WASHINGTON–Rep. Elijah Cummings, D-Baltimore, joined other House Democrats in a letter Wednesday urging the Government Accountability Office (GAO) to review the status of voting machine technology and the potential problems posed by using outdated equipment.
Cummings, Ranking Member of the House Committee on Oversight and Government Reform, signed the letter along with Reps. Joaquín Castro, D-Texas, Danny Davis,D-Ill., Tammy Duckworth, D-Ill., Marcia Fudge, D-Ohio, Eddie Bernice Johnson, D-Texas, Hank Johnson D-Ga., Robin Kelly, D-Ill. and John Lewis, D-Ga..
The members asked the GAO to review challenges state and local jurisdictions face with aging voting systems, the impact of federal standards on developing new voting systems and benefits and challenges of policies in place regarding voter turnout.
The letter cites a report by the Presidential Commission on Election Administration issued in January 2014, which lists its findings and recommendations to President Barack Obama.
Congress passed the Help America Vote Act (HAVA) of 2002 as an attempt to modernize voting technology, including optical scanning and touch screen voting devices.
Many of the voting machines bought with HAVA funds are reaching their 10-year mark and “will reach the end of their natural life and require replacement,” according to the commission’s report. The commission and the House Democrats called for new voting equipment as a solution to the older systems.
The commission’s report calls for recommendations such as expansion of online voter registration, improvement of access to the polls, improved management of polling centers and reforms of the standards of obtaining and certifying new voting technology.
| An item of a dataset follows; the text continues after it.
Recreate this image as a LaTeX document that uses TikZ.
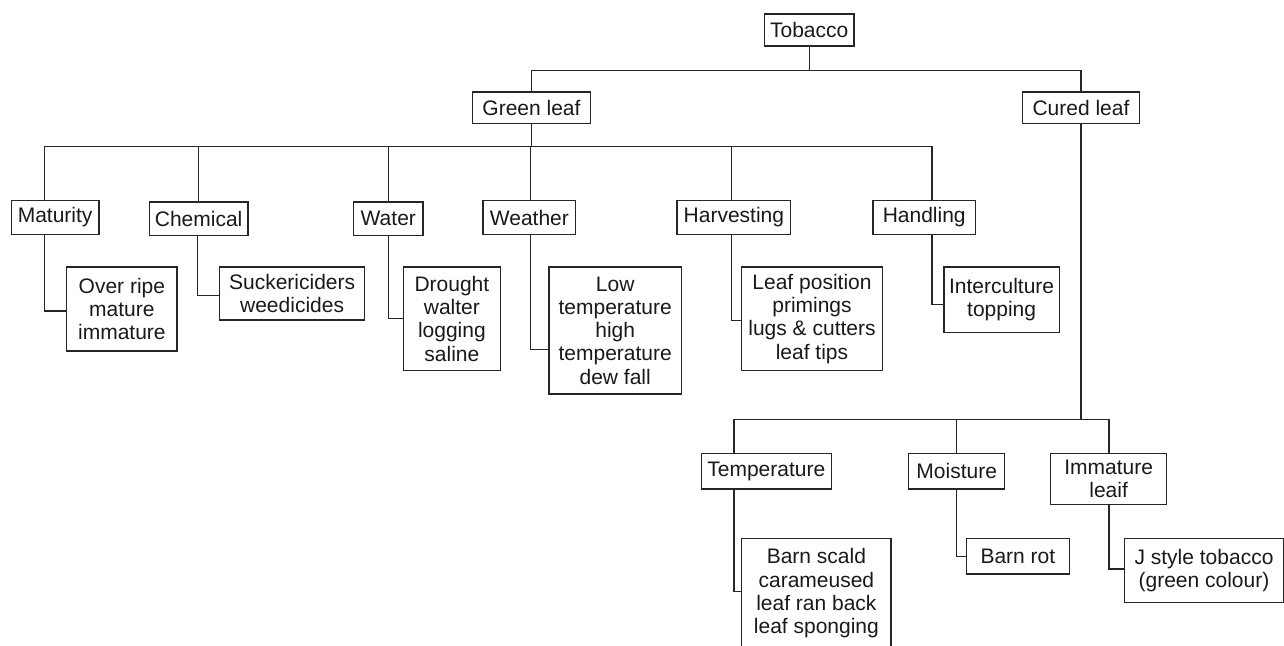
\documentclass[tikz,border=0pt]{standalone}
\usepackage{fontspec}
\setmainfont{Liberation Sans}
\usepackage{tikz}
\usetikzlibrary{positioning}

\begin{document}
\begin{tikzpicture}[
    x=1pt, y=-1pt,
    box/.style={rectangle, draw=black!85, line width=1.2pt, align=center, inner sep=1pt, text=black!90, font=\fontsize{21}{23.3}\selectfont},
    link/.style={draw=black!85, line width=1.2pt}
]
\useasboundingbox (0,0) rectangle (1284,645);

% Top levels
\node[box, minimum width=89.6, minimum height=32] (tobacco) at (809.2,30) {Tobacco};
\node[box, minimum width=117.8, minimum height=31.3] (green) at (531.5,107.7) {Green leaf};
\node[box, minimum width=117.5, minimum height=31.3] (cured) at (1081,107.7) {Cured leaf};

% Green leaf factors
\node[box, minimum width=87.9, minimum height=33.6] (maturity) at (55.1,217.5) {Maturity};
\node[box, minimum width=98.6, minimum height=33.7] (chemical) at (198.6,218.8) {Chemical};
\node[box, minimum width=69.3, minimum height=33.7] (water) at (388.3,218.8) {Water};
\node[box, minimum width=92.9, minimum height=33.6] (weather) at (529.4,217.5) {Weather};
\node[box, minimum width=113.7, minimum height=33.6] (harvest) at (733.9,217.5) {Harvesting};
\node[box, minimum width=102.6, minimum height=33.6] (handling) at (924.2,217.5) {Handling};

% Green leaf details
\node[box, minimum width=110.3, minimum height=84] (ripe) at (121.9,309) {Over ripe\\mature\\immature};
\node[box, minimum width=144.7, minimum height=53] (sucker) at (292.1,293.5) {Suckericiders\\weedicides};
\node[box, minimum width=97, minimum height=103.7] (drought) at (451.9,318.8) {Drought\\walter\\logging\\saline};
\node[box, minimum width=132.6, minimum height=127] (lowtemp) at (615.2,330.5) {Low\\temperature\\high\\temperature\\dew fall};
\node[box, minimum width=140.5, minimum height=103.7] (leafpos) at (812,318.8) {Leaf position\\primings\\lugs \& cutters\\leaf tips};
\node[box, minimum width=115.4, minimum height=65.3] (intercult) at (1001.6,299.7) {Interculture\\topping};

% Cured leaf factors
\node[box, minimum width=130.2, minimum height=35.3] (temp) at (766.3,471.3) {Temperature};
\node[box, minimum width=96.1, minimum height=35.3] (moisture) at (956.7,471.3) {Moisture};
\node[box, minimum width=115.8, minimum height=51] (immature) at (1108.6,479.2) {Immature\\leaif};

% Cured leaf details
\node[box, minimum width=149.1, minimum height=109.4] (scald) at (816.4,593.4) {Barn scald\\carameused\\leaf ran back\\leaf sponging};
\node[box, minimum width=102.7, minimum height=35.3] (barnrot) at (1017.9,556.3) {Barn rot};
\node[box, minimum width=158.9, minimum height=63.6] (jstyle) at (1204,570.5) {J style tobacco\\(green colour)};

% Tree links
\draw[link] (tobacco.south) -- ++(0,24) -| (green.north);
\draw[link] (tobacco.south) -- ++(0,24) -| (cured.north);

\draw[link] (green.south) -- ++(0,22.4) -| ([xshift=-10.3]maturity.north);
\draw[link] (green.south) -- ++(0,22.4) -| (chemical.north);
\draw[link] (green.south) -- ++(0,22.4) -| (water.north);
\draw[link] (green.south) -- ++(0,22.4) -| ([xshift=0.9]weather.north);
\draw[link] (green.south) -- ++(0,22.4) -| ([xshift=-2.3]harvest.north);
\draw[link] (green.south) -- ++(0,22.4) -| ([xshift=7.8]handling.north);

\draw[link] ([xshift=-10.3]maturity.south) |- ([yshift=-2]ripe.west);
\draw[link] ([xshift=-1.3]chemical.south) |- ([yshift=-1.8]sucker.west);
\draw[link] (water.south) |- (drought.west);
\draw[link] ([xshift=0.9]weather.south) |- ([yshift=-18.8]lowtemp.west);
\draw[link] ([xshift=-2.3]harvest.south) |- ([yshift=-1.9]leafpos.west);
\draw[link] ([xshift=7.8]handling.south) |- ([yshift=-4.6]intercult.west);

\draw[link] (cured.south) -- ++(0,295.6) -| ([xshift=-32.3]temp.north);
\draw[link] (cured.south) -- ++(0,295.6) -| (moisture.north);
\draw[link] (cured.south) -- ++(0,295.6) -| ([xshift=0.4]immature.north);

\draw[link] ([xshift=-32.3]temp.south) |- ([yshift=1.7]scald.west);
\draw[link] (moisture.south) |- (barnrot.west);
\draw[link] ([xshift=0.4]immature.south) |- ([yshift=1.5]jstyle.west);

\end{tikzpicture}
\end{document}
Maryland is one of the states included in the letter to the U.S. Comptroller General that was said to not have enough voting machines, citing an article on MarylandReporter.com. The article said there were not enough machines per voter and that 20 out of the state’s 24 jurisdictions failed to meet the standard of at least one touchscreen machine for every 200 registered voters in 2012.
But Deputy Administrator for the State Board of Elections, Nikki Charlson, disputed the article Wednesday and said all Maryland jurisdictions satisfied the voting machine standards for the 2012 election.
Charlson added, “We’ve signed a contract for new voting systems…We’re implementing them for 2016.”
This new voting system will have a touchscreen component that will mark a paper ballot, which will print out and voters will then feed it into a voting machine.
According to the State Board of Elections’ website, “Maryland’s new voting system produces a voter-verifiable paper record – a “paper trail” – of each voter’s selections.”